* _Recorded information_:
<<<<

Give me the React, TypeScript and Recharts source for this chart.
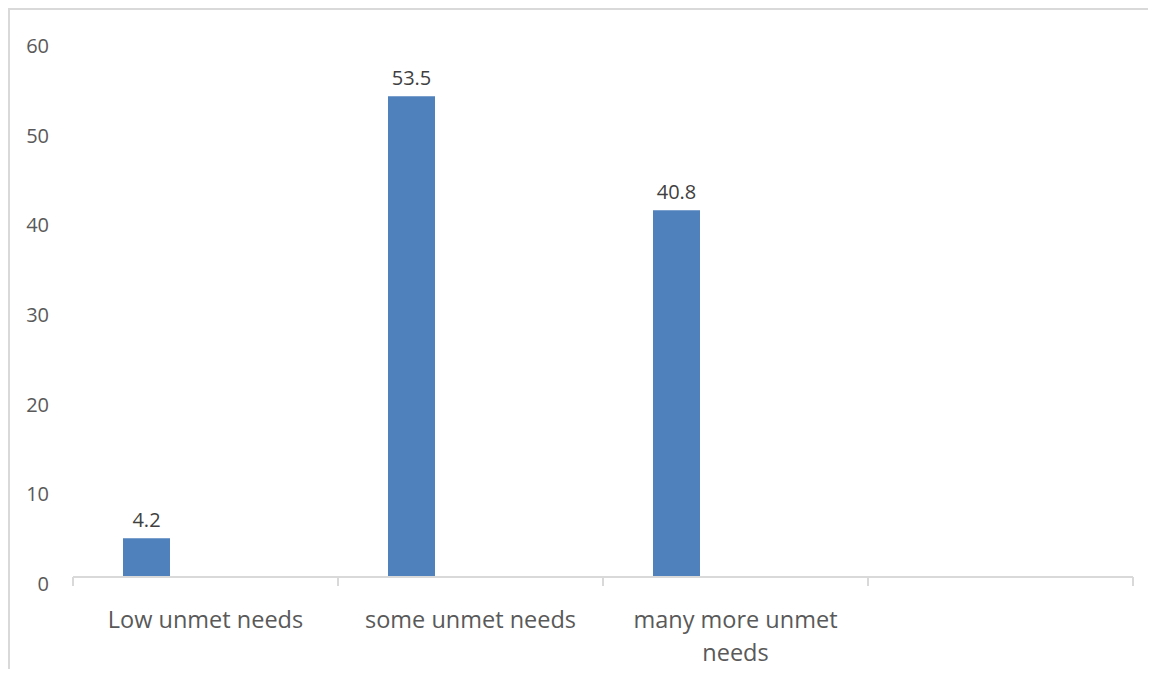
import React from 'react';
import { BarChart, Bar, XAxis, YAxis, LabelList, Text } from 'recharts';

// level of unmet needs (%), last slot left empty
const categories = ['Low unmet needs', 'some unmet needs', 'many more unmet needs', ''];
const shares = [4.2, 53.5, 40.8, null];
const yTicks = [0, 10, 20, 30, 40, 50, 60];
const edgeTicks = [0, 1, 2, 3, 4];

const data = categories.map((name, i) => ({ name, share: shares[i], blank: null }));

const FONT = '"Open Sans", sans-serif';
const AXIS_GREY = '#d9d9d9';

const YTick = ({ x, y, payload }: any) => (
  <text x={x} y={y + 8} dy="0.355em" textAnchor="end" fill="#595959" fontSize={20} fontFamily={FONT}>
    {payload.value}
  </text>
);

const CategoryTick = ({ x, y, payload }: any) => (
  <Text
    x={x}
    y={y}
    width={228}
    textAnchor="middle"
    verticalAnchor="start"
    lineHeight={33}
    fill="#595959"
    fontSize={23.5}
    fontFamily={FONT}
    style={{ fontSize: '23.5px', fontFamily: FONT }}
  >
    {payload.value}
  </Text>
);

// tick marks only, no text
const NoLabel = () => <g />;

export default function App() {
  return (
    <div
      style={{
        width: 1140,
        height: 661,
        borderTop: `2px solid ${AXIS_GREY}`,
        borderLeft: `2px solid ${AXIS_GREY}`,
        boxSizing: 'border-box',
        fontFamily: FONT,
      }}
    >
      <BarChart
        width={1138}
        height={659}
        data={data}
        margin={{ top: 28, right: 15, left: 0, bottom: 91 }}
        barSize={47}
        barGap={71}
      >
        {/* category boundaries: axis line with ticks between groups */}
        <XAxis
          xAxisId="edges"
          type="number"
          dataKey="pos"
          domain={[0, 4]}
          allowDataOverflow
          ticks={edgeTicks}
          tick={<NoLabel />}
          height={1}
          tickSize={9}
          axisLine={{ stroke: AXIS_GREY, strokeWidth: 2 }}
          tickLine={{ stroke: AXIS_GREY, strokeWidth: 2 }}
        />
        <XAxis
          dataKey="name"
          height={1}
          axisLine={false}
          tickLine={false}
          tickSize={0}
          tickMargin={35}
          interval={0}
          tick={<CategoryTick />}
        />
        <YAxis
          width={63}
          domain={[0, 60]}
          ticks={yTicks}
          axisLine={false}
          tickLine={false}
          tickSize={0}
          tickMargin={24}
          tick={<YTick />}
        />
        <Bar dataKey="share" fill="#4f81bd" isAnimationActive={false}>
          <LabelList
            dataKey="share"
            position="top"
            offset={11}
            fill="#404040"
            fontSize={20}
            fontFamily={FONT}
          />
        </Bar>
        <Bar dataKey="blank" fill="#c0504d" isAnimationActive={false} />
      </BarChart>
    </div>
  );
}
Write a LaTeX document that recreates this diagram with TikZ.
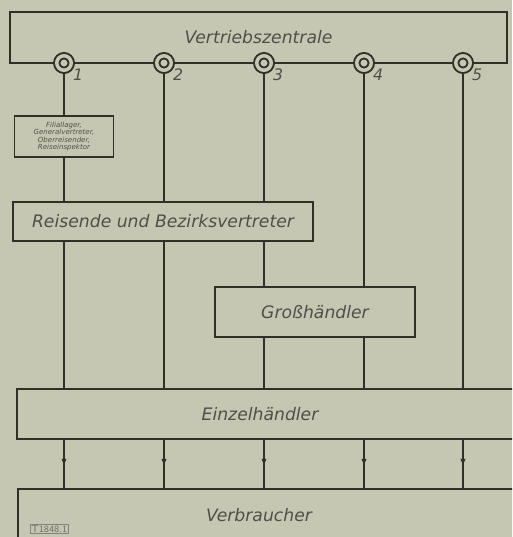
\documentclass[tikz,border=0pt]{standalone}
\usepackage{fontspec}
\setmainfont{DejaVu Sans}
\usetikzlibrary{positioning,decorations.markings,arrows.meta}
\definecolor{paper}{RGB}{198,199,179}
\definecolor{ink}{RGB}{48,48,40}

\begin{document}
\begin{tikzpicture}[x=0.02cm,y=-0.02cm,
  box/.style={draw=ink,line width=1.1pt,fill=paper,inner sep=0pt,text=ink!85,
    font=\itshape\fontsize{9.8}{11}\selectfont},
  lbl/.style={text=ink!85,inner sep=0pt,font=\itshape\fontsize{9.8}{11}\selectfont},
  small/.style={box,line width=0.9pt,align=center,
    font=\itshape\fontsize{4}{4.2}\selectfont},
  port/.style={circle,draw=ink,line width=1.1pt,double=paper,double distance=0.07cm,
    fill=paper,minimum size=0.29cm,inner sep=0pt,outer sep=0.075cm},
  num/.style={text=ink!85,inner sep=0pt,font=\itshape\fontsize{9}{10}\selectfont},
  wire/.style={draw=ink,line width=1.1pt},
  flow/.style={wire,postaction={decorate},decoration={markings,
    mark=at position 0.56 with {\arrow{Latex[length=4.5pt,width=3pt]}}}}
]
\fill[paper] (0,0) rectangle (512,537);
\clip (0,0) rectangle (512,537);

\node[box,minimum width=9.94cm,minimum height=1.02cm] (zentrale) at (258.5,37.5) {Vertriebszentrale};
\node[small,minimum width=1.98cm,minimum height=0.82cm] (filial) at (64,136.5)
  {Filiallager,\\Generalvertreter,\\Oberreisender,\\Reiseinspektor};
\node[box,minimum width=6.0cm,minimum height=0.78cm] (reisende) at (163,221.5) {Reisende und Bezirksvertreter};
\node[box,minimum width=4.0cm,minimum height=1.0cm] (gross) at (315,312) {Großhändler};
\node[box,minimum width=10.26cm,minimum height=1.0cm] (einzel) at (273.5,414) {};
\node[lbl] (einzeltext) at (260,414) {Einzelhändler};
\node[box,minimum width=10.24cm,minimum height=1.42cm] (verbr) at (274,524.5) {};
\node[lbl] (verbrtext) at (259,515) {Verbraucher};
\node[draw=ink!60,line width=0.4pt,inner sep=0.8pt,text=ink!70,
  font=\sffamily\fontsize{5.5}{6}\selectfont] (tag) at (49.5,529) {T1848.1};

\foreach \i/\x in {1/64,2/164,3/264,4/364,5/463}{
  \node[port] (c\i) at (\x,63) {};
  \node[num,below right=-1.5pt and 0.5pt of c\i] (n\i) {\i};
}

\draw[wire] (c1) -- (filial);
\draw[wire] (filial) -- (filial |- reisende.north);
\draw[wire] (c2) -- (c2 |- reisende.north);
\draw[wire] (c3) -- (c3 |- reisende.north);
\draw[wire] (c4) -- (c4 |- gross.north);
\draw[wire] (c5) -- (c5 |- einzel.north);
\draw[wire] (c1 |- reisende.south) -- (c1 |- einzel.north);
\draw[wire] (c2 |- reisende.south) -- (c2 |- einzel.north);
\draw[wire] (c3 |- reisende.south) -- (c3 |- gross.north);
\draw[wire] (c3 |- gross.south) -- (c3 |- einzel.north);
\draw[wire] (c4 |- gross.south) -- (c4 |- einzel.north);
\foreach \i in {1,...,5}
  \draw[flow] (c\i |- einzel.south) -- (c\i |- verbr.north);
\end{tikzpicture}
\end{document}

>>>>

* _Exercise aim_:
Repeat every record precisely. Any picture among them stays out of the copy.

* _Finished answer_:
Give me the React, TypeScript and Recharts source for this chart.
import React from 'react';
import { BarChart, Bar, XAxis, YAxis, LabelList, Text } from 'recharts';

// level of unmet needs (%), last slot left empty
const categories = ['Low unmet needs', 'some unmet needs', 'many more unmet needs', ''];
const shares = [4.2, 53.5, 40.8, null];
const yTicks = [0, 10, 20, 30, 40, 50, 60];
const edgeTicks = [0, 1, 2, 3, 4];

const data = categories.map((name, i) => ({ name, share: shares[i], blank: null }));

const FONT = '"Open Sans", sans-serif';
const AXIS_GREY = '#d9d9d9';

const YTick = ({ x, y, payload }: any) => (
  <text x={x} y={y + 8} dy="0.355em" textAnchor="end" fill="#595959" fontSize={20} fontFamily={FONT}>
    {payload.value}
  </text>
);

const CategoryTick = ({ x, y, payload }: any) => (
  <Text
    x={x}
    y={y}
    width={228}
    textAnchor="middle"
    verticalAnchor="start"
    lineHeight={33}
    fill="#595959"
    fontSize={23.5}
    fontFamily={FONT}
    style={{ fontSize: '23.5px', fontFamily: FONT }}
  >
    {payload.value}
  </Text>
);

// tick marks only, no text
const NoLabel = () => <g />;

export default function App() {
  return (
    <div
      style={{
        width: 1140,
        height: 661,
        borderTop: `2px solid ${AXIS_GREY}`,
        borderLeft: `2px solid ${AXIS_GREY}`,
        boxSizing: 'border-box',
        fontFamily: FONT,
      }}
    >
      <BarChart
        width={1138}
        height={659}
        data={data}
        margin={{ top: 28, right: 15, left: 0, bottom: 91 }}
        barSize={47}
        barGap={71}
      >
        {/* category boundaries: axis line with ticks between groups */}
        <XAxis
          xAxisId="edges"
          type="number"
          dataKey="pos"
          domain={[0, 4]}
          allowDataOverflow
          ticks={edgeTicks}
          tick={<NoLabel />}
          height={1}
          tickSize={9}
          axisLine={{ stroke: AXIS_GREY, strokeWidth: 2 }}
          tickLine={{ stroke: AXIS_GREY, strokeWidth: 2 }}
        />
        <XAxis
          dataKey="name"
          height={1}
          axisLine={false}
          tickLine={false}
          tickSize={0}
          tickMargin={35}
          interval={0}
          tick={<CategoryTick />}
        />
        <YAxis
          width={63}
          domain={[0, 60]}
          ticks={yTicks}
          axisLine={false}
          tickLine={false}
          tickSize={0}
          tickMargin={24}
          tick={<YTick />}
        />
        <Bar dataKey="share" fill="#4f81bd" isAnimationActive={false}>
          <LabelList
            dataKey="share"
            position="top"
            offset={11}
            fill="#404040"
            fontSize={20}
            fontFamily={FONT}
          />
        </Bar>
        <Bar dataKey="blank" fill="#c0504d" isAnimationActive={false} />
      </BarChart>
    </div>
  );
}
Write a LaTeX document that recreates this diagram with TikZ.
\documentclass[tikz,border=0pt]{standalone}
\usepackage{fontspec}
\setmainfont{DejaVu Sans}
\usetikzlibrary{positioning,decorations.markings,arrows.meta}
\definecolor{paper}{RGB}{198,199,179}
\definecolor{ink}{RGB}{48,48,40}

\begin{document}
\begin{tikzpicture}[x=0.02cm,y=-0.02cm,
  box/.style={draw=ink,line width=1.1pt,fill=paper,inner sep=0pt,text=ink!85,
    font=\itshape\fontsize{9.8}{11}\selectfont},
  lbl/.style={text=ink!85,inner sep=0pt,font=\itshape\fontsize{9.8}{11}\selectfont},
  small/.style={box,line width=0.9pt,align=center,
    font=\itshape\fontsize{4}{4.2}\selectfont},
  port/.style={circle,draw=ink,line width=1.1pt,double=paper,double distance=0.07cm,
    fill=paper,minimum size=0.29cm,inner sep=0pt,outer sep=0.075cm},
  num/.style={text=ink!85,inner sep=0pt,font=\itshape\fontsize{9}{10}\selectfont},
  wire/.style={draw=ink,line width=1.1pt},
  flow/.style={wire,postaction={decorate},decoration={markings,
    mark=at position 0.56 with {\arrow{Latex[length=4.5pt,width=3pt]}}}}
]
\fill[paper] (0,0) rectangle (512,537);
\clip (0,0) rectangle (512,537);

\node[box,minimum width=9.94cm,minimum height=1.02cm] (zentrale) at (258.5,37.5) {Vertriebszentrale};
\node[small,minimum width=1.98cm,minimum height=0.82cm] (filial) at (64,136.5)
  {Filiallager,\\Generalvertreter,\\Oberreisender,\\Reiseinspektor};
\node[box,minimum width=6.0cm,minimum height=0.78cm] (reisende) at (163,221.5) {Reisende und Bezirksvertreter};
\node[box,minimum width=4.0cm,minimum height=1.0cm] (gross) at (315,312) {Großhändler};
\node[box,minimum width=10.26cm,minimum height=1.0cm] (einzel) at (273.5,414) {};
\node[lbl] (einzeltext) at (260,414) {Einzelhändler};
\node[box,minimum width=10.24cm,minimum height=1.42cm] (verbr) at (274,524.5) {};
\node[lbl] (verbrtext) at (259,515) {Verbraucher};
\node[draw=ink!60,line width=0.4pt,inner sep=0.8pt,text=ink!70,
  font=\sffamily\fontsize{5.5}{6}\selectfont] (tag) at (49.5,529) {T1848.1};

\foreach \i/\x in {1/64,2/164,3/264,4/364,5/463}{
  \node[port] (c\i) at (\x,63) {};
  \node[num,below right=-1.5pt and 0.5pt of c\i] (n\i) {\i};
}

\draw[wire] (c1) -- (filial);
\draw[wire] (filial) -- (filial |- reisende.north);
\draw[wire] (c2) -- (c2 |- reisende.north);
\draw[wire] (c3) -- (c3 |- reisende.north);
\draw[wire] (c4) -- (c4 |- gross.north);
\draw[wire] (c5) -- (c5 |- einzel.north);
\draw[wire] (c1 |- reisende.south) -- (c1 |- einzel.north);
\draw[wire] (c2 |- reisende.south) -- (c2 |- einzel.north);
\draw[wire] (c3 |- reisende.south) -- (c3 |- gross.north);
\draw[wire] (c3 |- gross.south) -- (c3 |- einzel.north);
\draw[wire] (c4 |- gross.south) -- (c4 |- einzel.north);
\foreach \i in {1,...,5}
  \draw[flow] (c\i |- einzel.south) -- (c\i |- verbr.north);
\end{tikzpicture}
\end{document}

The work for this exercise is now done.